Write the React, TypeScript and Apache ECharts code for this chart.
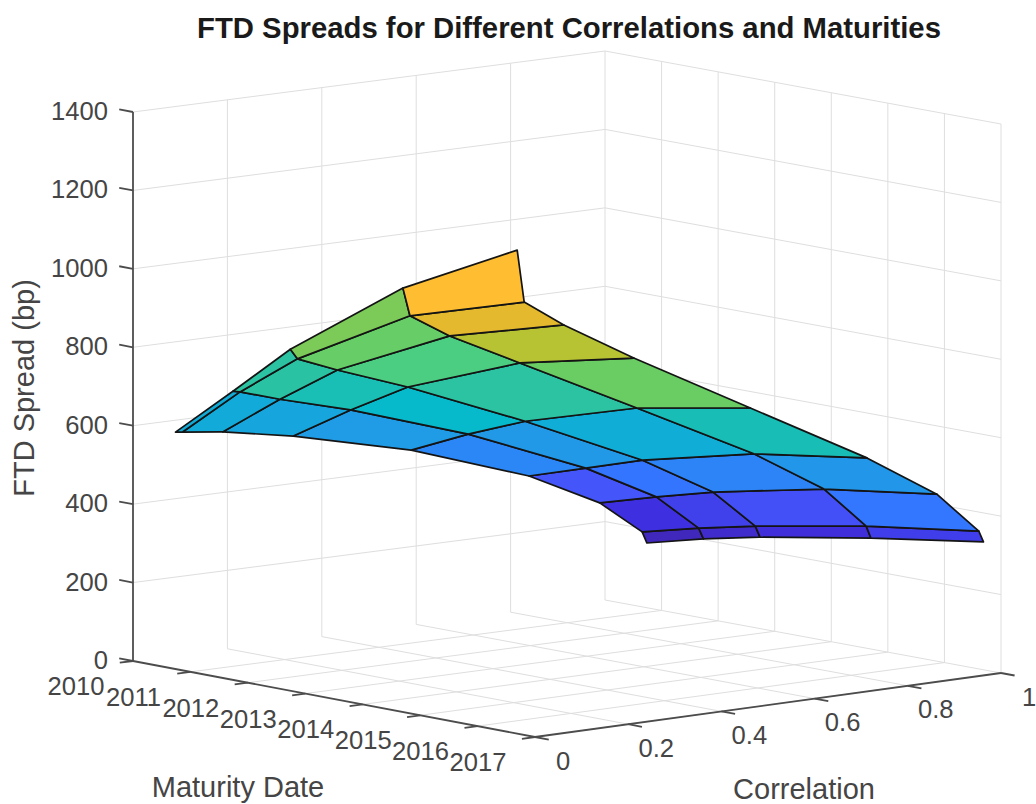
import React, { useEffect, useRef } from "react";
import * as echarts from "echarts";

const chartTitle = "FTD Spreads for Different Correlations and Maturities";
const maturityName = "Maturity Date";
const correlationName = "Correlation";
const spreadName = "FTD Spread (bp)";

const maturityTicks = [2010, 2011, 2012, 2013, 2014, 2015, 2016, 2017];
const correlationTicks = [0, 0.2, 0.4, 0.6, 0.8, 1];
const spreadTicks = [0, 200, 400, 600, 800, 1000, 1200, 1400];

const maturities = [2010.74, 2011.74, 2012.74, 2014.7, 2016.69];
const correlations = [0, 0.015, 0.1, 0.25, 0.5, 0.75, 0.9, 0.99, 1];
const spreads1y = [604, 602, 589, 555, 480, 375, 283, 195, 165];
const spreads2y = [736, 732, 700, 649, 548, 422, 325, 231, 202];
const spreads3y = [871, 844, 802, 735, 608, 469, 364, 263, 233];
const spreads5y = [1081, 1008, 943, 850, 695, 538, 424, 315, 283];
const spreads7y = [1233, 1098, 1026, 917, 749, 581, 464, 355, 326];
const spreads = [spreads1y, spreads2y, spreads3y, spreads5y, spreads7y];

// Colour ramp (fraction, r, g, b)
const ramp = [
  [0, 62, 38, 168], [0.03, 65, 40, 190], [0.11, 62, 48, 225], [0.197, 68, 85, 250],
  [0.245, 50, 120, 255], [0.365, 32, 155, 230], [0.45, 5, 185, 205], [0.5, 25, 190, 180],
  [0.596, 75, 205, 130], [0.64, 105, 205, 100], [0.73, 185, 195, 50], [0.79, 230, 185, 45],
  [0.858, 255, 190, 50], [1, 249, 251, 21],
];

function rampColor(f: number) {
  for (let i = 1; i < ramp.length; i++) {
    if (f <= ramp[i][0]) {
      const a = ramp[i - 1], b = ramp[i];
      const t = (f - a[0]) / (b[0] - a[0]);
      return `rgb(${[1, 2, 3].map((k) => Math.round(a[k] + (b[k] - a[k]) * t)).join(",")})`;
    }
  }
  return "rgb(249,251,21)";
}

// View of the 3D box on the page plane
const cornerA = [133, 661];
const cornerB = [535, 737];
const cornerC = [1001, 673];
const cornerD = [605, 600];
const heightPerUnit = 549 / 1400;

function project(mat: number, corr: number, z: number) {
  const u = (mat - 2010) / 7, v = corr;
  const at = (k: number) =>
    cornerA[k] * (1 - u) * (1 - v) + cornerB[k] * u * (1 - v) + cornerC[k] * u * v + cornerD[k] * (1 - u) * v;
  return [at(0), at(1) - z * heightPerUnit];
}

const M0 = maturityTicks[0], M1 = maturityTicks[maturityTicks.length - 1];
const Z1 = spreadTicks[spreadTicks.length - 1];

type P3 = [number, number, number];
const gridSegments: [P3, P3][] = [];
spreadTicks.forEach((z) => {
  if (z > 0) {
    gridSegments.push([[M0, 0, z], [M0, 1, z]]);
    gridSegments.push([[M0, 1, z], [M1, 1, z]]);
  }
});
correlationTicks.forEach((c) => {
  if (c > 0) gridSegments.push([[M0, c, 0], [M0, c, Z1]]);
  if (c > 0) gridSegments.push([[M0, c, 0], [M1, c, 0]]);
});
maturityTicks.forEach((m) => {
  if (m > M0) gridSegments.push([[m, 1, 0], [m, 1, Z1]]);
  if (m > M0) gridSegments.push([[m, 0, 0], [m, 1, 0]]);
});

const axisSegments: [P3, P3][] = [
  [[M0, 0, 0], [M0, 0, Z1]],
  [[M0, 0, 0], [M1, 0, 0]],
  [[M1, 0, 0], [M1, 1, 0]],
];
const tickLenM = 0.24, tickLenC = 0.028;
spreadTicks.forEach((z) => axisSegments.push([[M0, 0, z], [M0 - tickLenM, 0, z]]));
maturityTicks.forEach((m) => axisSegments.push([[m, 0, 0], [m, -tickLenC, 0]]));
correlationTicks.forEach((c) => axisSegments.push([[M1, c, 0], [M1 + tickLenM, c, 0]]));

const cells: number[][] = [];
for (let i = 0; i < maturities.length - 1; i++) {
  for (let j = correlations.length - 2; j >= 0; j--) cells.push([i, j]);
}
const allZ = spreads.flat();
const zMin = Math.min(...allZ), zMax = Math.max(...allZ);

const fontFamily = "'Liberation Sans', Arial, sans-serif";
const tickFont = `25.6px ${fontFamily}`;
const nameFont = `29px ${fontFamily}`;
const labelColor = "#454545";

type Lab = { text: string; at: P3; dx: number; dy: number; align: string };
const tickLabels: Lab[] = [
  ...spreadTicks.map((z) => ({ text: String(z), at: [M0, 0, z] as P3, dx: -25, dy: -1, align: "right" })),
  ...maturityTicks.map((m) => ({ text: String(m), at: [m, 0, 0] as P3, dx: -57, dy: 25, align: "center" })),
  ...correlationTicks.map((c) => ({ text: String(c), at: [M1, c, 0] as P3, dx: 28, dy: 23.5, align: "center" })),
];

export default function App() {
  const ref = useRef<HTMLDivElement>(null);
  useEffect(() => {
    const chart = echarts.init(ref.current!, undefined, { renderer: "svg" });
    const segSeries = (segs: [P3, P3][], color: string, width: number, z: number) => ({
      type: "custom",
      coordinateSystem: "cartesian2d",
      silent: true,
      clip: false,
      z,
      encode: { x: 0, y: 1 },
      data: segs.map((_, i) => [i, i]),
      renderItem: (params: any, api: any) => {
        const [a, b] = segs[params.dataIndex];
        const pa = api.coord(project(a[0], a[1], a[2]));
        const pb = api.coord(project(b[0], b[1], b[2]));
        return {
          type: "line",
          shape: { x1: pa[0], y1: pa[1], x2: pb[0], y2: pb[1] },
          style: { stroke: color, lineWidth: width },
        };
      },
    });
    chart.setOption({
      animation: false,
      backgroundColor: "#ffffff",
      title: {
        text: chartTitle,
        left: 564,
        top: 8,
        textAlign: "center",
        textStyle: { fontFamily, fontWeight: "bold", fontSize: 29.3, color: "#1a1a1a" },
      },
      grid: { left: 0, right: 0, top: 0, bottom: 0 },
      xAxis: { type: "value", min: 0, max: 1036, show: false },
      yAxis: { type: "value", min: 0, max: 804, inverse: true, show: false },
      series: [
        segSeries(gridSegments, "#dedede", 1, 1),
        segSeries(axisSegments, "#4c4c4c", 1.8, 2),
        {
          type: "custom",
          coordinateSystem: "cartesian2d",
          silent: true,
          clip: false,
          z: 3,
          encode: { x: 0, y: 1 },
          data: cells,
          renderItem: (params: any, api: any) => {
            const [i, j] = cells[params.dataIndex];
            const pts = [[i, j], [i + 1, j], [i + 1, j + 1], [i, j + 1]].map(([a, b]) =>
              api.coord(project(maturities[a], correlations[b], spreads[a][b]))
            );
            return {
              type: "polygon",
              shape: { points: pts },
              style: {
                fill: rampColor((spreads[i][j] - zMin) / (zMax - zMin)),
                stroke: "#141414",
                lineWidth: 1.7,
                lineJoin: "round",
              },
            };
          },
        },
        {
          type: "custom",
          coordinateSystem: "cartesian2d",
          silent: true,
          clip: false,
          z: 4,
          encode: { x: 0, y: 1 },
          data: tickLabels.map((_, i) => [i, i]),
          renderItem: (params: any, api: any) => {
            const l = tickLabels[params.dataIndex];
            const p = api.coord(project(l.at[0], l.at[1], l.at[2]));
            return {
              type: "text",
              x: p[0] + l.dx,
              y: p[1] + l.dy,
              style: { text: l.text, fill: labelColor, font: tickFont, align: l.align, verticalAlign: "middle" },
            };
          },
        },
      ],
      graphic: [
        { type: "text", x: 238, y: 787, style: { text: maturityName, fill: labelColor, font: nameFont, align: "center", verticalAlign: "middle" } },
        { type: "text", x: 804, y: 789, style: { text: correlationName, fill: labelColor, font: nameFont, align: "center", verticalAlign: "middle" } },
        { type: "text", x: 24, y: 388, rotation: Math.PI / 2, style: { text: spreadName, fill: labelColor, font: nameFont, align: "center", verticalAlign: "middle" } },
      ],
    });
    return () => chart.dispose();
  }, []);
  return <div ref={ref} style={{ position: "fixed", left: 0, top: 0, width: 1036, height: 804 }} />;
}
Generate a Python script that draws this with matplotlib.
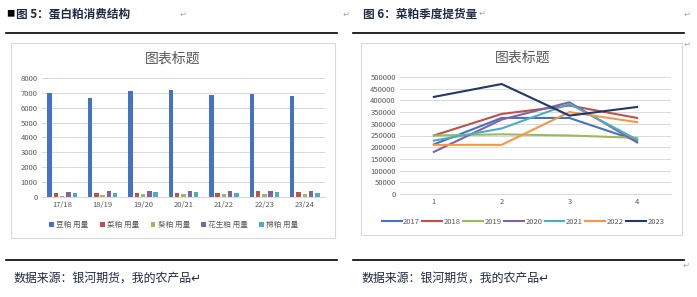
import matplotlib.pyplot as plt
import numpy as np
from matplotlib.patches import Rectangle
from matplotlib.lines import Line2D

plt.rcParams['font.family'] = ['Noto Sans CJK SC', 'DejaVu Sans']

# left chart: protein meal consumption
seasons = ["17/18", "18/19", "19/20", "20/21", "21/22", "22/23", "23/24"]
bar_names = ["豆粕 用量", "菜粕 用量", "葵粕 用量", "花生粕 用量", "棉粕 用量"]
soy = [7000, 6650, 7130, 7220, 6870, 6900, 6820]
rape = [280, 250, 280, 250, 250, 380, 350]
sunflower = [80, 120, 170, 180, 170, 210, 230]
peanut = [350, 380, 420, 420, 420, 430, 380]
cotton = [300, 300, 310, 320, 300, 320, 300]
bar_colors = ["#4472C4", "#C0504D", "#9BBB59", "#8064A2", "#4BACC6"]

# right chart: quarterly rapeseed meal pickup
quarters = [1, 2, 3, 4]
years = ["2017", "2018", "2019", "2020", "2021", "2022", "2023"]
y2017 = [212000, 325000, 325000, 228000]
y2018 = [250000, 342000, 378000, 325000]
y2019 = [250000, 255000, 250000, 240000]
y2020 = [180000, 318000, 392000, 220000]
y2021 = [228000, 280000, 385000, 232000]
y2022 = [210000, 210000, 350000, 307000]
y2023 = [415000, 470000, 335000, 372000]
line_colors = ["#4472C4", "#C0504D", "#9BBB59", "#8064A2", "#4BACC6", "#F79646", "#1F3A68"]

W, H = 697, 297
fig = plt.figure(figsize=(W / 100, H / 100), dpi=100)


def box(x0, y0, x1, y1):
    return [x0 / W, 1 - y1 / H, (x1 - x0) / W, (y1 - y0) / H]


def hline(x0, x1, y, lw=1.2, color="black"):
    fig.add_artist(Line2D([x0 / W, x1 / W], [1 - y / H, 1 - y / H], color=color, lw=lw))


def text(x, y, s, **kw):
    fig.text(x / W, 1 - y / H, s, **kw)


gray = "#595959"
mark = "#A6A6A6"

# document furniture
text(6, 14, "■", fontsize=6, va="center", color="black")
text(16, 14, "图 5：蛋白粕消费结构", fontsize=8.4, fontweight="bold", va="center", color="#1F2A44")
text(363, 14, "图 6：菜粕季度提货量", fontsize=8.4, fontweight="bold", va="center", color="#1F2A44")
text(180, 14, "↵", fontsize=6, va="center", color=mark)
text(479, 13, "↵", fontsize=6, va="center", color=mark)
text(343, 14, "↵", fontsize=6, va="center", color=mark)
text(684, 14, "↵", fontsize=6, va="center", color=mark)
text(684, 44, "↵", fontsize=6, va="center", color=mark)
hline(6, 337, 33)
hline(353, 684, 33)
hline(6, 337, 260)
hline(353, 684, 260)
text(14, 278, "数据来源：银河期货，我的农产品↵", fontsize=8.6, va="center", color="#1F2A44")
text(362, 278, "数据来源：银河期货，我的农产品↵", fontsize=8.6, va="center", color="#1F2A44")
text(683, 265, "↵", fontsize=6, va="center", color=mark)

for x0, y0, x1, y1 in [(11, 43, 335, 238), (361, 43, 682, 235)]:
    fig.add_artist(Rectangle((x0 / W, 1 - y1 / H), (x1 - x0) / W, (y1 - y0) / H,
                             fill=False, edgecolor="#D9D9D9", lw=0.8, transform=fig.transFigure))

text(173, 59, "图表标题", fontsize=10, ha="center", va="center", color=gray)
text(523, 58, "图表标题", fontsize=10, ha="center", va="center", color=gray)


def style(ax):
    for s in ["top", "right", "left"]:
        ax.spines[s].set_visible(False)
    ax.spines["bottom"].set_color("#D9D9D9")
    ax.grid(axis="y", color="#D9D9D9", lw=0.7)
    ax.set_axisbelow(True)
    ax.tick_params(length=0, labelsize=5.5, colors=gray, pad=3)


# left bars
ax1 = fig.add_axes(box(42, 78, 325, 197))
x = np.arange(len(seasons))
series = [soy, rape, sunflower, peanut, cotton]
for i, (vals, c, n) in enumerate(zip(series, bar_colors, bar_names)):
    ax1.bar(x + (i - 2) * 0.155, vals, width=0.11, color=c, label=n)
ax1.set_xlim(-0.5, len(seasons) - 0.5)
ax1.set_ylim(0, 8000)
ax1.set_yticks(range(0, 8001, 1000))
ax1.set_xticks(x, seasons)
ax1.tick_params(axis="x", pad=7)
style(ax1)
ax1.legend(loc="center", bbox_to_anchor=(174 / W, 1 - 225 / H), bbox_transform=fig.transFigure,
           ncol=5, frameon=False, fontsize=5.5, labelcolor=gray, handlelength=0.6, handleheight=0.6,
           handletextpad=0.3, columnspacing=1.5)

# right lines
ax2 = fig.add_axes(box(400, 77, 671, 194))
for vals, c, n in zip([y2017, y2018, y2019, y2020, y2021, y2022, y2023], line_colors, years):
    ax2.plot(quarters, vals, color=c, lw=1.5, label=n)
ax2.set_xlim(0.5, 4.5)
ax2.set_ylim(0, 500000)
ax2.set_yticks(range(0, 500001, 50000))
ax2.set_xticks(quarters)
ax2.tick_params(axis="x", pad=7)
style(ax2)
ax2.legend(loc="center", bbox_to_anchor=(523 / W, 1 - 222 / H), bbox_transform=fig.transFigure,
           ncol=7, frameon=False, fontsize=5.5, labelcolor=gray, handlelength=2.6,
           handletextpad=0.2, columnspacing=0.3)

fig.savefig("out.png", dpi=100)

○ ○ ○ ○ ○ ○ ○

PROBLEM DETAILS
Starting at the line that contains "Generate a Python" and stopping after the line that contains "plt.rcParams['font.family'] = ['Noto", copy every line exactly. Leave any pictures behind.

PROBLEM SOLUTION
Generate a Python script that draws this with matplotlib.
import matplotlib.pyplot as plt
import numpy as np
from matplotlib.patches import Rectangle
from matplotlib.lines import Line2D

plt.rcParams['font.family'] = ['Noto Sans CJK SC', 'DejaVu Sans']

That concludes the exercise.